Хочешь научиться думать? - стр. 7
Сказал когда-то, кажется, Флобер умные слова: «Можно быть хозяином своих действий, но в чувствах своих мы не вольны» (курсив мой. – М. Ч.). Разумно сказано. Недаром французы – прямые наследники века Просвещения, то есть господства Разума. (Мечтаю, чтобы начался наконец этот век в России!)
Что же – люди вообще, что ли, не вправе испытывать эмоции по поводу политических лиц и дел? Да вовсе нет – сколько угодно! С одним очень важным условием: не выдавать чувство за убеждение.
И не класть чувство в основание своих действий – здесь место только убеждениям. Они-то и позволяют быть «хозяином своих действий». А под влиянием эмоций вы движетесь без руля и без ветрил.
В одном из неплохих толковых словарей последнего десятилетия сказано про убеждение: «Прочно сложившееся мнение, уверенный взгляд на что-нибудь…»
Здесь и только здесь появляется материал для интеллектуального спора. Я вам – аргумент в пользу своего мнения (суждения, убеждения…), вы мне – опровержение. В результате к чему-нибудь да придем.
Но вот что по-настоящему страшно – сегодня, похоже, большинство сограждан вовсе не хочет прийти к какому-то основательному суждению. И даже не думает думать… (Потому-то и обращаюсь к подросткам – в надежде, что их еще не затронула эпидемия недуманья.)
То есть думать согражданам нынче зачастую вообще неохота.
Честно признаюсь – не берусь объяснять. Мне всегда казалось, что думать – очень даже увлекательное занятие.
И напоследок: так все-таки – есть ли смысл спорить с человеком противоположных, чем твои, убеждений?
Мой пример будет весьма необычным. Рассказы о таких вполне мирных спорах я слышала, представьте себе, от лагерников – от тех, кто по десять и более лет отбыл на сталинской каторге – на Колыме, в Магадане и других не лучших местах.

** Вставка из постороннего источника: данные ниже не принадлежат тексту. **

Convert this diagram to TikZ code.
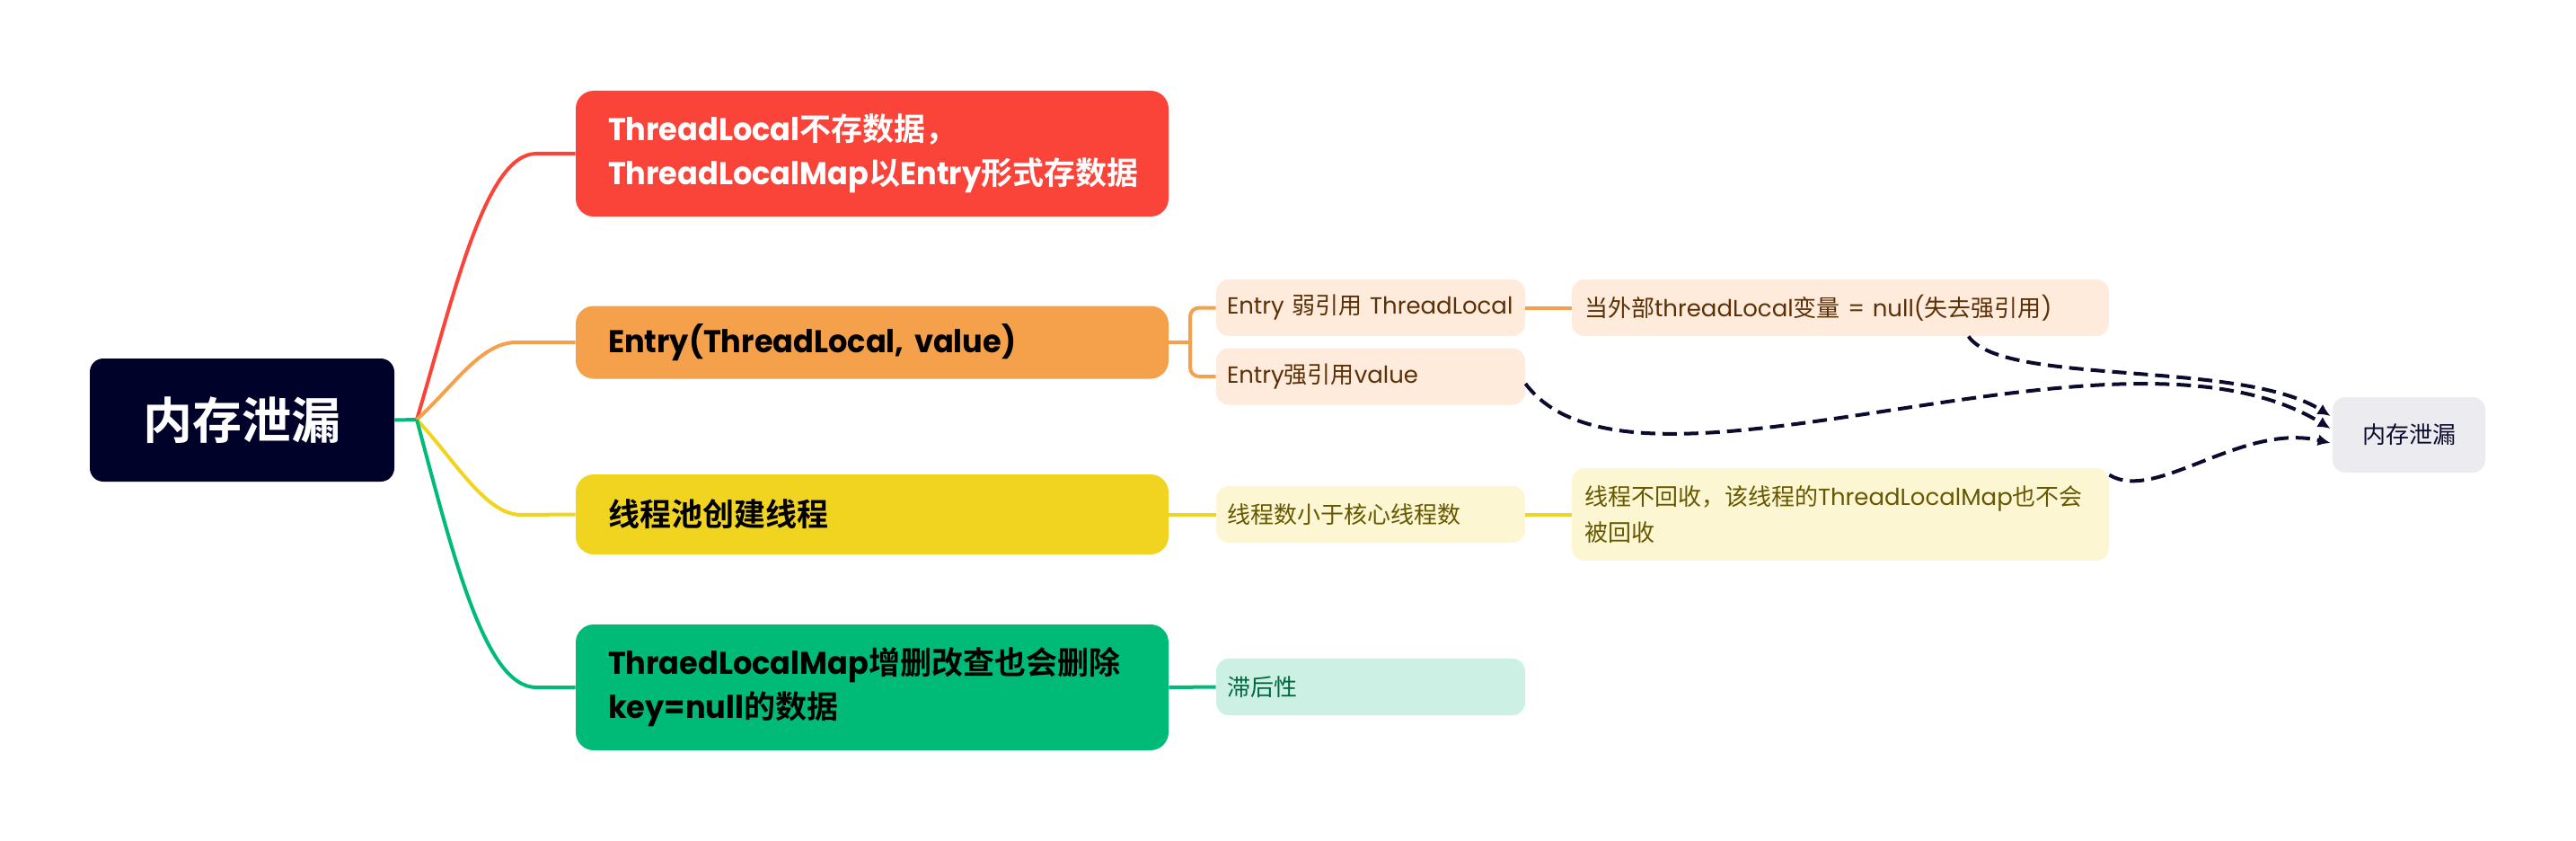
\documentclass[tikz,border=0pt]{standalone}
\usepackage{fontspec}
\usepackage{tikz}
\usetikzlibrary{arrows.meta,calc}

\setmainfont{Poppins}[BoldFeatures={FakeStretch=0.96}]
\newfontfamily\cjkfont{Noto Sans CJK SC}[BoldFont={Noto Sans CJK SC Bold}]

% CJK characters are set in the CJK font
\XeTeXinterchartokenstate=1
\newXeTeXintercharclass\cjkclass
\count255="4E00
\loop
  \XeTeXcharclass\count255=\cjkclass
  \ifnum\count255<"9FFF \advance\count255 by 1
\repeat
\XeTeXcharclass"FF0C=\cjkclass
\XeTeXinterchartoks 0 \cjkclass={\begingroup\cjkfont}
\XeTeXinterchartoks 4095 \cjkclass={\begingroup\cjkfont}
\XeTeXinterchartoks \cjkclass 0={\endgroup}
\XeTeXinterchartoks \cjkclass 4095={\endgroup}

\definecolor{rootnavy}{HTML}{000229}
\definecolor{mred}{HTML}{FA4339}
\definecolor{morange}{HTML}{F5A04B}
\definecolor{myellow}{HTML}{F1D420}
\definecolor{mgreen}{HTML}{00BB78}
\definecolor{lorange}{HTML}{FEEBDC}
\definecolor{lyellow}{HTML}{FDF6D3}
\definecolor{lgreen}{HTML}{CCF1E4}
\definecolor{tbrown}{HTML}{5C3005}
\definecolor{tolive}{HTML}{665800}
\definecolor{tgreen}{HTML}{00673F}
\definecolor{leakgray}{HTML}{ECEBF0}
\definecolor{navyline}{HTML}{0B0B2E}

\begin{document}
\begin{tikzpicture}[x=0.5pt, y=-0.5pt,
    every node/.style={inner ysep=0pt},
    rootbox/.style={fill=rootnavy, text=white, rounded corners=7.5pt,
        minimum width=169.5pt, minimum height=68.5pt,
        font=\fontsize{27.5}{33}\selectfont\bfseries},
    topic/.style={rounded corners=10pt, text width=294pt, inner xsep=18pt,
        align=left, font=\fontsize{17.5}{24.5}\selectfont\bfseries},
    subtopic/.style={rounded corners=7pt, text width=160pt, inner xsep=6pt,
        align=left, minimum height=31.5pt, font=\fontsize{13}{20}\selectfont},
    detail/.style={subtopic, text width=285pt, inner xsep=7pt},
    branch/.style={line width=2pt},
    leakarrow/.style={draw=navyline, line width=2pt, dash pattern=on 8pt off 4pt,
        -{Latex[length=7pt,width=6.5pt]}},
]
    \useasboundingbox (0,0) rectangle (2868,936);

    \node[rootbox] (root) at (269.5,467.5) {内存泄漏};
    \coordinate (hub) at (464,467);

    \node[topic, fill=mred, text=white, minimum height=70pt] (tlnostore) at (971,171)
        {ThreadLocal不存数据，\\ThreadLocalMap以Entry形式存数据};
    \node[topic, fill=morange, minimum height=40.5pt] (entry) at (971,381)
        {Entry(ThreadLocal, value)};
    \node[topic, fill=myellow, minimum height=44.5pt] (pool) at (971,572.5)
        {线程池创建线程};
    \node[topic, fill=mgreen, minimum height=70pt] (cleanup) at (971,765)
        {ThraedLocalMap增删改查也会删除\\key=null的数据};

    \node[subtopic, fill=lorange, text=tbrown] (weakref) at (1526,342.5) {Entry 弱引用 ThreadLocal};
    \node[subtopic, fill=lorange, text=tbrown] (strongref) at (1526,419) {Entry强引用value};
    \node[subtopic, fill=lyellow, text=tolive] (fewer) at (1526,572.5) {线程数小于核心线程数};
    \node[subtopic, fill=lgreen, text=tgreen] (lag) at (1526,764.5) {滞后性};

    \node[detail, fill=lorange, text=tbrown] (extnull) at (2049,342.5)
        {当外部threadLocal变量 = null(失去强引用)};
    \node[detail, fill=lyellow, text=tolive, minimum height=51.5pt] (norecycle) at (2049,572.5)
        {线程不回收，该线程的ThreadLocalMap也不会\\被回收};

    \node[fill=leakgray, text=navyline, rounded corners=7pt, minimum width=85pt,
        minimum height=42pt, font=\fontsize{13}{16}\selectfont] (leak) at (2682,484) {内存泄漏};

    % root to topics
    \draw[branch, mgreen] (root.east) -- (hub);
    \draw[branch, mred] (hub) .. controls (505,330) and (540,171) .. (597,171) -- (tlnostore.west);
    \draw[branch, morange] (hub) .. controls (505,430) and (535,381) .. (575,381) -- (entry.west);
    \draw[branch, myellow] (hub) .. controls (505,510) and (540,573) .. (580,573) -- (pool.west);
    \draw[branch, mgreen] (hub) .. controls (505,620) and (540,765) .. (597,765) -- (cleanup.west);

    % topics to subtopics
    \coordinate (entryfork) at (1325,381);
    \draw[branch, morange] (entry.east) -- (entryfork);
    \draw[branch, morange, rounded corners=5pt] (weakref.west) -| (entryfork) |- (strongref.west);
    \draw[branch, morange] (weakref.east) -- (extnull.west);
    \draw[branch, myellow] (pool.east) -- (fewer.west);
    \draw[branch, myellow] (fewer.east) -- (norecycle.west);
    \draw[branch, mgreen] (cleanup.east) -- (lag.west);

    % leak arrows
    \draw[leakarrow] ($(extnull.south west)+(442,0)$) .. controls (2230,430) and (2495,400) .. ($(leak.west)+(-2,-21)$);
    \draw[leakarrow] ($(strongref.east)+(0,8)$) .. controls (1820,590) and (2355,330) .. ($(leak.west)+(-2,-7)$);
    \draw[leakarrow] ($(norecycle.north east)+(0,8)$) .. controls (2400,560) and (2495,470) .. ($(leak.west)+(-2,9)$);
\end{tikzpicture}
\end{document}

В тюрьме, лагере, в какой-то мере и в ссылке люди жили вне ежедневной подчиненности «советскому» образу действий и во многом – и образу мыслей. И многие (или, по крайней мере, некоторые) обнаруживали свой подлинный облик – он оказывался для товарищей по несчастью привлекательным. Выступали вперед именно качества личности. Отделенные от политических взглядов, от идеологии. Идеология – нередко разная у разных арестантов – перестала разъединять и вызывать взаимную ненависть (в противовес тому, чего успешно добивались большевики вне тюрьмы и что мы, к сожалению, вновь наблюдаем сегодня). Именно так беседовали в тюрьме Лев Разгон и Михаил Рощаковский: «Он был убежденный монархист, националист и антисемит. Я был коммунистом, интернационалистом и евреем. Мы спорили почти все время. И выяснилось, что можно спорить с полностью инаковерующим, не раздражаясь, не впадая в ожесточение, с уважением друг к другу. Для меня это было подлинным открытием» (Разгон Л. Плен в своем отечестве).